I stood in the backyard at 8am on Friday wincing at the loud roar of the chainsaws.
We talked about this for months and both decided that it had to be done, but I wasn't really ready to watch our trees come down.
I wanted to run and get my camera to have one last shot of our yard with the trees, but it was happening so fast, I didn't want to miss it.
I ran in and got it.
I barely made it.
It was over so fast and I couldn't hold back my emotions.
I really wasn't expecting to get emotional over these trees that were a bad decision from the start. These huge trees that are so beautiful in the Spring, rain down blossoms and bees all Summer long into the pool, making our swim adventures a bit too adventurous as we dodge bees! And all the mess in the pool makes the waters less than inviting on a hot day.
Yes, the decision to plant these types of trees, along with the quantity of trees planted in this small backyard about 40 years ago was not really a wise one.
Now we were making the bold move to take them down and start new.
As I walked into the house fighting my tears, I kept saying, "It had to be done. It was a bad decision from the start and it had to be done."
The old had to go so that the new could come.
Only a few days earlier I ran into a friend whose husband left her 5 months ago. She had the divorce papers ready to go, but just struggled with taking the last step of filing them.

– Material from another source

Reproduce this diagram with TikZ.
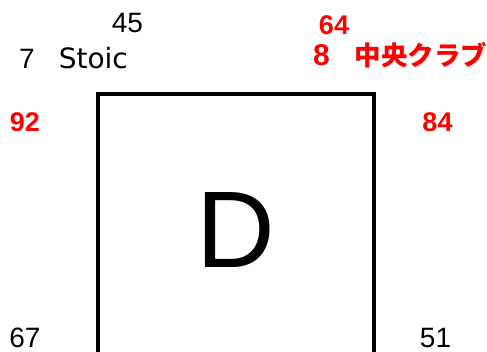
\documentclass[tikz,border=0pt]{standalone}
\usepackage{fontspec}
\setmainfont{Liberation Sans}
\newfontfamily\gfont{DejaVu Sans}
\newfontfamily\jpfont{Noto Sans CJK JP}
\usetikzlibrary{positioning}
\usepackage{xcolor}
\definecolor{ClubRed}{RGB}{255,0,0}
\tikzset{
  blab/.style={inner sep=0pt,font=\fontsize{28}{30}\selectfont},
  rlab/.style={inner sep=0pt,text=ClubRed,font=\bfseries\fontsize{27}{30}\selectfont},
  court/.style={draw,line width=3.5pt,minimum width=276pt,minimum height=272pt,
                inner sep=0pt,font=\fontsize{109}{110}\selectfont},
}

\begin{document}
\begin{tikzpicture}[x=1pt,y=-1pt]
  \useasboundingbox (0,0) rectangle (487,352);
  \clip (0,0) rectangle (487,352);
  \node[court] (dcourt) at (236,230) {D};
  % home side
  \node[blab] (hscore) at (127.5,23) {45};
  \node[blab,anchor=base west] (hteam) at (19,69) {7\hspace{24pt}{\gfont Stoic}};
  \node[rlab] (hleft) at (25,122) {92};
  \node[blab] (hlow) at (25,338) {67};
  % away side
  \node[rlab] (ascore) at (334,25) {64};
  \node[rlab,anchor=base west] (ateam) at (313,66)
    {\fontsize{30}{30}\selectfont 8\hspace{25pt}{\jpfont\fontsize{26.5}{30}\selectfont 中央クラブ}};
  \node[rlab] (aright) at (437.5,122) {84};
  \node[blab] (alow) at (435.5,338) {51};
\end{tikzpicture}
\end{document}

I encouraged her saying that this had to be done so that new life could begin. It was sad, but that unhealthy marriage had to end.
It was like Jesus on the cross. He knew his whole life what he had to do, but as it got closer, it got harder. Even days before, Jesus asked if there was another way to save the world beside crucifixion. But he had to die so that new life could begin.
It had to be done.
Often times we know in our heart what is right and what must be done, but taking the final step, pulling the trigger, making that difficult phone call, confronting a friend, filing the papers or cutting down all the trees is extremely difficult.
I looked at the supervisor and asked, "What if we've changed our mind?"
"What?" he said with a panic.
"What if we've changed our mind and don't want to do this?"
Of course I was kidding because you cannot put back the trees! But in that moment, if it were possible, I just might have asked them to put them back!
I think in those in between moments of knowing what must be done and actually doing it, the enemy feeds our fears and emotions because he wants to keep us stuck in old ways that are unhealthy. He knows that new life can only come when the old is gone and he is threatened by newness. He wants us stuck with unhealthy trees that cause problems and frustrated us year after year. He wants to keep us too weak to make the bold decision to cut down the trees.
My husband came home from taking the children to school to see the empty backyard.
"What have we done?" he said. With his mouth open wide and eyes even wider I told him that I cried.
"It had to be done. This is going to be good. We're going to make this backyard amazing."
"Yea. You're right. It had to be done," I agreed.
Do you need to make a bold decision today to cut down some unhealthy trees in your life so that newness can begin?